Federal court: The term "Tiffany setting" might be generic, and the question is (probably) one for a jury (+ AmLaw gives me ink)
Yep, that sounds about right.
LAW OF FASHION sends a hearty "thank you" to Jan Wolfe, reporter at The Litigation Daily (an American Lawyer publication), for giving me some "told you so" props in his article, "Will Tiffany Regret Suing Costco?", which examines Judge Laura Swain's recent decision in the Tiffany v. Costco case.
In a well-publicized trademark fight between the two companies, Tiffany is now at risk of losing its trademark on the term 'Tiffany setting.' U.S. District Judge Laura Taylor Swain in Manhattan has held that a jury could reasonably find that the term is generic and the trademark [thus] invalid.

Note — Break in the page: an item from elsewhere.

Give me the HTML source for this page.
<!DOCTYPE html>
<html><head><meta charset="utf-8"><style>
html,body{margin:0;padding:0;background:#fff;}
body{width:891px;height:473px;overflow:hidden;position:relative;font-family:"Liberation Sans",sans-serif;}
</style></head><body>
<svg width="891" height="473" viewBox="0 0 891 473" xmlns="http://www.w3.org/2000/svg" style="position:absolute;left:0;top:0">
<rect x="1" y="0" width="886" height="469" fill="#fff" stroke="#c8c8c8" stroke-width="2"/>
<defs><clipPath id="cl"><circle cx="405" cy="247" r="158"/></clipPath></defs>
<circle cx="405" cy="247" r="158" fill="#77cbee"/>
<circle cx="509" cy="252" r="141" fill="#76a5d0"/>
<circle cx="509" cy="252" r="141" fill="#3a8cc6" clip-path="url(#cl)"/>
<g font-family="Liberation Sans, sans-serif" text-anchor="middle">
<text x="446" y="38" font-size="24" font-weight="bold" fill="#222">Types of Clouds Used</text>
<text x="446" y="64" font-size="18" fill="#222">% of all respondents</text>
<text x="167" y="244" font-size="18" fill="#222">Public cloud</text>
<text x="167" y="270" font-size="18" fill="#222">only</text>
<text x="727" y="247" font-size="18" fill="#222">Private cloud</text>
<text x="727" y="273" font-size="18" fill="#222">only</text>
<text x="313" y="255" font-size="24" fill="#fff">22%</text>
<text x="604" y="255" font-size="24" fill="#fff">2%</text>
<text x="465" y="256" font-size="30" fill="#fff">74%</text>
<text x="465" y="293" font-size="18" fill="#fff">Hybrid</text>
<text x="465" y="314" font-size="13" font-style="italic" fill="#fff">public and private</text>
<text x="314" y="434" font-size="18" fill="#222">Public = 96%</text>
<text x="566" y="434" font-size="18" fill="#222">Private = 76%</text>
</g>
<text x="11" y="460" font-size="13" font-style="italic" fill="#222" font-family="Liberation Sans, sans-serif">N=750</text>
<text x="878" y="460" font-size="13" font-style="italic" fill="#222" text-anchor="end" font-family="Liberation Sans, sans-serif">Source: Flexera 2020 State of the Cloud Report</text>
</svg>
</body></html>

Later in the piece, Wolfe writes:
At least one trademark litigator questioned Tiffany's litigation strategy back in March. 'This case might have repercussions that the jewelry company should have anticipated—but apparently did not,' New York University School of Law acting assistant professor Charles Colman told the jewelry trade publication JCK. 'When cases are brought for reasons having more to do with business than law, they have a way of backfiring.'
Of course, litigation is very often brought for "business" reasons; a company's bottom line might well be impacted by (at least some) actual trademark infringement, after all. But when questionable IP infringement suits are brought perhaps because certain high-end jewelry companies are anxious about the growing market share of discount retailers like Costco and perhaps because said jewelry companies see the potential to manipulate trademark law to stem the tide, well, that's a very different -- and, from the judiciary's perspective, one imagines, rather unappealing -- narrative. (Thanks to the-industry-veteran-you-know-who-you-are for the input.)

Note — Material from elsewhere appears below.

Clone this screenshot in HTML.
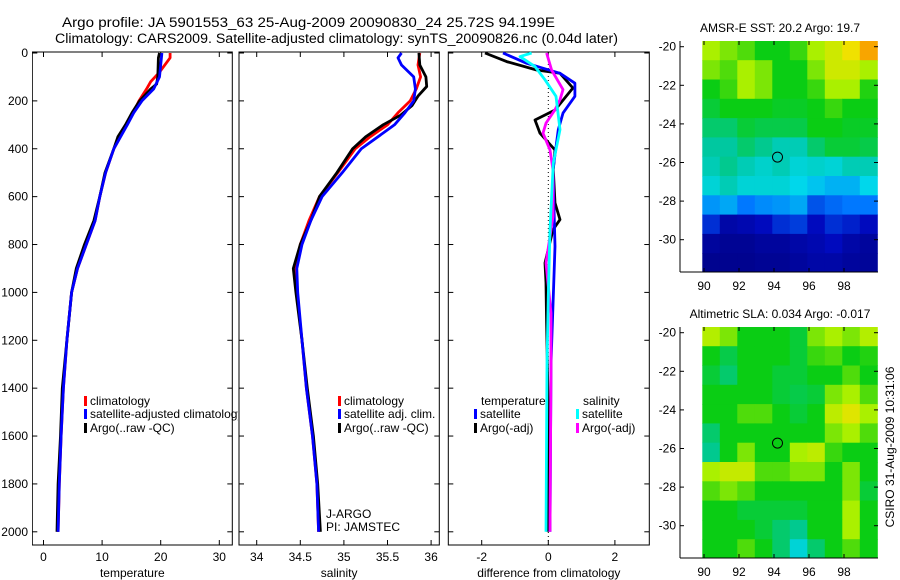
<!DOCTYPE html>
<html><head><meta charset="utf-8"><style>
html,body{margin:0;padding:0;background:#fff;}
svg{display:block;font-family:"Liberation Sans",sans-serif;}
</style></head><body>
<svg id="fig" width="900" height="580" viewBox="0 0 900 580" xmlns="http://www.w3.org/2000/svg">
<text x="62" y="27" font-size="13.5" textLength="493" lengthAdjust="spacingAndGlyphs">Argo profile: JA 5901553_63 25-Aug-2009 20090830_24 25.72S 94.199E</text>
<text x="55" y="43" font-size="13.5" textLength="563" lengthAdjust="spacingAndGlyphs">Climatology: CARS2009. Satellite-adjusted climatology: synTS_20090826.nc (0.04d later)</text>
<g id="plots"></g>
</svg>
<script>
// ---- data ----
const depthTicks = [0,200,400,600,800,1000,1200,1400,1600,1800,2000];
const tempTicks = [0,10,20,30];
const salTicks = [34,34.5,35,35.5,36];
const diffTicks = [-2,0,2];

const tClimDepth = [0,20,40,80,120,150,200,250,300,400,500,600,700,800,900,1000,1200,1400,1600,1800,2000];
const tClim      = [21.6,21.6,21,19.8,18.3,17.6,16.3,15.3,14.2,12,10.6,9.6,8.8,7.3,5.8,4.8,4.0,3.4,3.0,2.7,2.5];
const tSatDepth  = [0,50,100,150,200,250,300,400,500,600,700,800,900,1000,1200,1400,1600,1800,2000];
const tSat       = [20.2,20.0,19.8,18.8,16.8,15.4,14.3,12.0,10.6,9.6,8.8,7.3,5.8,4.8,4.0,3.4,3.0,2.7,2.5];
const tArgoDepth = [0,20,100,130,150,200,250,300,350,400,500,600,700,800,900,1000,1200,1400,1600,1800,2000];
const tArgo      = [19.8,19.6,19.5,19.3,18.3,16.4,15.1,14.0,12.7,12.0,10.5,9.6,8.6,7.0,5.6,4.8,4.0,3.2,2.9,2.5,2.3];

const sClimDepth = [0,50,100,150,200,250,300,350,400,500,600,700,800,900,1000,1200,1400,1600,1800,2000];
const sClim      = [35.87,35.85,35.88,35.83,35.76,35.62,35.5,35.3,35.13,34.93,34.72,34.6,34.5,34.44,34.46,34.52,34.57,34.64,34.69,34.71];
const sSatDepth  = [0,20,50,100,150,200,250,300,400,500,600,700,800,900,1000,1200,1400,1600,1800,2000];
const sSat       = [35.66,35.62,35.66,35.8,35.82,35.8,35.7,35.58,35.2,34.98,34.75,34.62,34.52,34.46,34.47,34.52,34.57,34.64,34.69,34.71];
const sArgoDepth = [0,50,100,140,180,220,260,300,350,400,500,600,700,800,900,1000,1200,1400,1600,1800,2000];
const sArgo      = [35.86,35.87,35.94,35.95,35.85,35.78,35.65,35.45,35.25,35.1,34.92,34.72,34.62,34.5,34.42,34.45,34.52,34.58,34.65,34.7,34.73];

const dTArgoDepth = [0,36,71,85,146,238,280,335,405,488,626,696,738,877,960,1128,1500,2000];
const dTArgo      = [-1.9,-1.25,-0.35,0.35,0.74,0.2,-0.4,-0.25,0.2,0.15,0.2,0.35,0.14,-0.1,-0.07,-0.05,0,-0.02];
const dTSatDepth  = [0,43,85,126,181,251,320,488,808,1295,2000];
const dTSat       = [-1.36,-0.65,0.35,0.8,0.8,0.44,0.3,0.14,0.2,0.08,0.05];
const dSSatDepth  = [0,15,57,112,181,320,460,738,1017,1300,2000];
const dSSat       = [-0.5,-0.85,-0.4,-0.1,0.23,0.35,0.15,0.05,0,-0.04,-0.07];
const dSArgoDepth = [0,71,153,195,237,293,335,405,488,683,877,1087,1300,2000];
const dSArgo      = [-0.05,0.1,0.44,0.35,0.2,-0.07,-0.16,0.05,0.14,0.14,-0.07,0.08,0.08,0.05];

const mapLonTicks = [90,92,94,96,98];
const mapLatTicks = [-20,-22,-24,-26,-28,-30];
const gridLon = [90,91,92,93,94,95,96,97,98,99];
const gridLatTop = [-19.7,-20.7,-21.7,-22.7,-23.7,-24.7,-25.7,-26.7,-27.7,-28.7,-29.7,-30.7];
const sstGrid = [
[0.62,0.6,0.58,0.55,0.55,0.57,0.62,0.66,0.7,0.78],
[0.6,0.58,0.62,0.6,0.55,0.55,0.6,0.66,0.66,0.62],
[0.55,0.57,0.62,0.6,0.55,0.55,0.57,0.62,0.62,0.56],
[0.53,0.55,0.55,0.55,0.54,0.54,0.55,0.57,0.55,0.55],
[0.5,0.5,0.53,0.52,0.52,0.52,0.55,0.55,0.54,0.54],
[0.47,0.47,0.5,0.48,0.45,0.45,0.5,0.53,0.53,0.52],
[0.45,0.48,0.45,0.43,0.45,0.42,0.43,0.42,0.45,0.45],
[0.42,0.45,0.42,0.42,0.42,0.4,0.38,0.36,0.36,0.4],
[0.33,0.35,0.3,0.32,0.33,0.35,0.25,0.28,0.3,0.3],
[0.2,0.1,0.12,0.15,0.2,0.22,0.15,0.2,0.18,0.15],
[0.08,0.06,0.06,0.08,0.08,0.1,0.12,0.15,0.1,0.08],
[0.05,0.05,0.05,0.06,0.06,0.08,0.1,0.1,0.08,0.07]];
const slaGrid = [
[0.63,0.6,0.55,0.55,0.55,0.53,0.6,0.62,0.6,0.63],
[0.55,0.52,0.55,0.55,0.55,0.53,0.57,0.58,0.55,0.56],
[0.53,0.5,0.55,0.55,0.53,0.53,0.55,0.55,0.58,0.55],
[0.55,0.55,0.55,0.55,0.53,0.52,0.53,0.6,0.62,0.58],
[0.55,0.55,0.58,0.58,0.55,0.53,0.55,0.64,0.68,0.62],
[0.5,0.55,0.55,0.55,0.55,0.55,0.55,0.6,0.62,0.58],
[0.48,0.55,0.6,0.55,0.55,0.62,0.64,0.57,0.55,0.55],
[0.62,0.65,0.65,0.58,0.58,0.6,0.6,0.55,0.6,0.55],
[0.58,0.6,0.58,0.55,0.55,0.55,0.55,0.55,0.6,0.53],
[0.55,0.55,0.53,0.53,0.53,0.53,0.55,0.55,0.62,0.55],
[0.55,0.55,0.55,0.53,0.5,0.48,0.55,0.55,0.62,0.55],
[0.55,0.55,0.58,0.55,0.5,0.42,0.5,0.55,0.58,0.55]];
const argoLon = 94.2, argoLat = -25.72;

// ---- drawing ----
const NS = 'http://www.w3.org/2000/svg';
const root = document.getElementById('plots');
function mk(tag, attrs, parent){ const e=document.createElementNS(NS,tag); for(const k in attrs) e.setAttribute(k,attrs[k]); (parent||root).appendChild(e); return e; }
function txt(s, x, y, size, anchor, parent){ const t=mk('text',{x:x,y:y,'font-size':size,'text-anchor':anchor||'start'},parent); t.textContent=s; return t; }

const TOP=52, BOT=545;
const yD = d => 53 + d*0.2394;
const xT = v => 43.5 + 5.86*v;
const xS = v => 256.7 + 87.2*(v-34);
const xDf = v => 548.3 + 33.3*v;

function panel(name, x0, x1, xf, ticks, label, showY){
  const g = mk('g',{});
  
  
  mk('rect',{x:x0,y:TOP,width:x1-x0,height:BOT-TOP,fill:'none',stroke:'#000','stroke-width':1},g);
  depthTicks.forEach(d=>{
    const y=yD(d);
    mk('line',{x1:x0,x2:x0+5,y1:y,y2:y,stroke:'#000'},g);
    mk('line',{x1:x1-5,x2:x1,y1:y,y2:y,stroke:'#000'},g);
  });
  ticks.forEach(v=>{
    const x=xf(v);
    mk('line',{x1:x,x2:x,y1:BOT,y2:BOT-5,stroke:'#000'},g);
    mk('line',{x1:x,x2:x,y1:TOP,y2:TOP+5,stroke:'#000'},g);
    const t=txt(String(v),x,BOT+16,12,'middle',g);
     
  });
  const l=txt(label,(x0+x1)/2,BOT+32,12,'middle',g);
   
  return g;
}
function line(name, depths, vals, xf, color, parent){
  const pts = depths.map((d,i)=>xf(vals[i]).toFixed(1)+','+yD(d).toFixed(1)).join(' ');
  const p = mk('polyline',{points:pts,fill:'none',stroke:color,'stroke-width':2.8,'stroke-linejoin':'round'},parent);
  
  
}
function legendEntry(name, x, y, color, label, parent){
  const g=mk('g',{},parent);
  
  
  mk('rect',{x:x,y:y-9,width:3,height:10,fill:color},g);
  txt(label,x+6,y,12,'start',g);
}

const p1 = panel('temperature-panel',32.3,232.3,xT,tempTicks,'temperature',true);
line('temp-climatology-line',tClimDepth,tClim,xT,'#f00',p1);
line('temp-argo-line',tArgoDepth,tArgo,xT,'#000',p1);
line('temp-satellite-line',tSatDepth,tSat,xT,'#00f',p1);
legendEntry('legend-climatology',84,405,'#f00','climatology',p1);
legendEntry('legend-satellite-adjusted',84,418,'#00f','satellite-adjusted climatology',p1);
legendEntry('legend-argo',84,432,'#000','Argo(..raw -QC)',p1);

const p2 = panel('salinity-panel',239,439.3,xS,salTicks,'salinity',false);
line('sal-climatology-line',sClimDepth,sClim,xS,'#f00',p2);
line('sal-argo-line',sArgoDepth,sArgo,xS,'#000',p2);
line('sal-satellite-line',sSatDepth,sSat,xS,'#00f',p2);
legendEntry('legend-climatology',338,405,'#f00','climatology',p2);
legendEntry('legend-satellite-adj',338,418,'#00f','satellite adj. clim.',p2);
legendEntry('legend-argo',338,432,'#000','Argo(..raw -QC)',p2);
const ja=txt('J-ARGO',326,518,12,'start',p2);  
const pi=txt('PI: JAMSTEC',326,531,12,'start',p2);  

const clip = mk('clipPath',{id:'c1'}); mk('rect',{x:32,y:0,width:206,height:580},clip);
p1.setAttribute('clip-path','url(#c1)');
depthTicks.forEach(d=>{ const t=txt(String(d),28,yD(d)+4,12,'end');
    });

const p3 = panel('difference-panel',448.3,649.3,xDf,diffTicks,'difference from climatology',false);
mk('line',{x1:xDf(0),x2:xDf(0),y1:TOP,y2:BOT,stroke:'#000','stroke-dasharray':'1,3'},p3);
line('diff-temp-argo-line',dTArgoDepth,dTArgo,xDf,'#000',p3);
line('diff-temp-satellite-line',dTSatDepth,dTSat,xDf,'#00f',p3);
line('diff-sal-argo-line',dSArgoDepth,dSArgo,xDf,'#f0f',p3);
line('diff-sal-satellite-line',dSSatDepth,dSSat,xDf,'#0ff',p3);
const lt=txt('temperature',481,405,12,'start',p3);  
const ls=txt('salinity',583,405,12,'start',p3);  
legendEntry('legend-temp-satellite',474,418,'#00f','satellite',p3);
legendEntry('legend-temp-argo',474,432,'#000','Argo(-adj)',p3);
legendEntry('legend-sal-satellite',576,418,'#0ff','satellite',p3);
legendEntry('legend-sal-argo',576,432,'#f0f','Argo(-adj)',p3);

// maps
const cStops = [[0,[0,0,120]],[0.15,[0,10,190]],[0.3,[0,120,255]],[0.4,[0,215,235]],[0.47,[0,200,160]],[0.55,[10,205,20]],[0.62,[170,240,0]],[0.7,[240,225,0]],[0.8,[250,150,0]],[1,[200,40,0]]];
function cmap(v){
  v=Math.max(0,Math.min(1,v));
  for(let i=1;i<cStops.length;i++){
    if(v<=cStops[i][0]){
      const a=cStops[i-1], b=cStops[i], f=(v-a[0])/(b[0]-a[0]);
      return 'rgb('+a[1].map((c,k)=>Math.round(c+(b[1][k]-c)*f)).join(',')+')';
    }
  }
  return 'rgb(200,40,0)';
}
function mapPanel(name, top, grid, title){
  const g=mk('g',{});
  
  
  const xL = lon => 704 + 17.5*(lon-90);
  const yL = lat => top + 5.7 + (-20-lat)*19.3;
  const bottom = top + 231;
  grid.forEach((row,i)=>row.forEach((v,j)=>{
    const x0=xL(gridLon[j]-0.1), x1=Math.min(878,xL(gridLon[j]+0.9));
    const y0=Math.max(top,yL(gridLatTop[i])), y1=Math.min(bottom,yL(gridLatTop[i]-1));
    const r=mk('rect',{x:x0.toFixed(1),y:y0.toFixed(1),width:(x1-x0+0.5).toFixed(1),height:(y1-y0+0.5).toFixed(1),fill:cmap(v)},g);
    
    
  }));
  mk('line',{x1:680,x2:680,y1:top,y2:bottom,stroke:'#000'},g);
  mk('line',{x1:680,x2:878,y1:bottom,y2:bottom,stroke:'#000'},g);
  mapLatTicks.forEach(l=>{ const y=yL(l);
    mk('line',{x1:680,x2:684,y1:y,y2:y,stroke:'#000'},g);
    mk('line',{x1:874,x2:878,y1:y,y2:y,stroke:'#000'},g);
    const t=txt(String(l),676,y+4,12,'end',g);   });
  mapLonTicks.forEach(l=>{ const x=xL(l);
    mk('line',{x1:x,x2:x,y1:bottom,y2:bottom-4,stroke:'#000'},g);
    mk('line',{x1:x,x2:x,y1:top,y2:top+4,stroke:'#000'},g);
    const t=txt(String(l),x,bottom+18,12,'middle',g);   });
  const c=mk('circle',{cx:xL(argoLon),cy:yL(argoLat),r:5,fill:'none',stroke:'#000','stroke-width':1},g);
  
  
  const t=txt(title,780,top-9,12,'middle',g);  
}
mapPanel('sst-map',41,sstGrid,'AMSR-E SST: 20.2 Argo: 19.7');
mapPanel('sla-map',327,slaGrid,'Altimetric SLA: 0.034 Argo: -0.017');

const cs=txt('CSIRO 31-Aug-2009 10:31:06',0,0,12,'middle');
cs.setAttribute('transform','translate(894,447) rotate(-90)');


</script>
</body></html>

[Like everything on LAW OF FASHION, this post is for entertainment and informational purposes only, and does not constitute legal advice or create an attorney-client relationship among any individuals or entities. Any views expressed in this post or at the linked web pages are those of the relevant writer(s) on a particular date, and should not necessarily be attributed to Charles Colman; Charles Colman Law, PLLC; New York University; The Center for the Study of Fashion, Law, or Society; or any departments, subdivisions, agents, representatives, or clients thereof. Neither the writer of this post nor LAW OF FASHION (or any person or entity associated with either) can or will warrant the thoroughness or accuracy of the content here or at the cited sources.]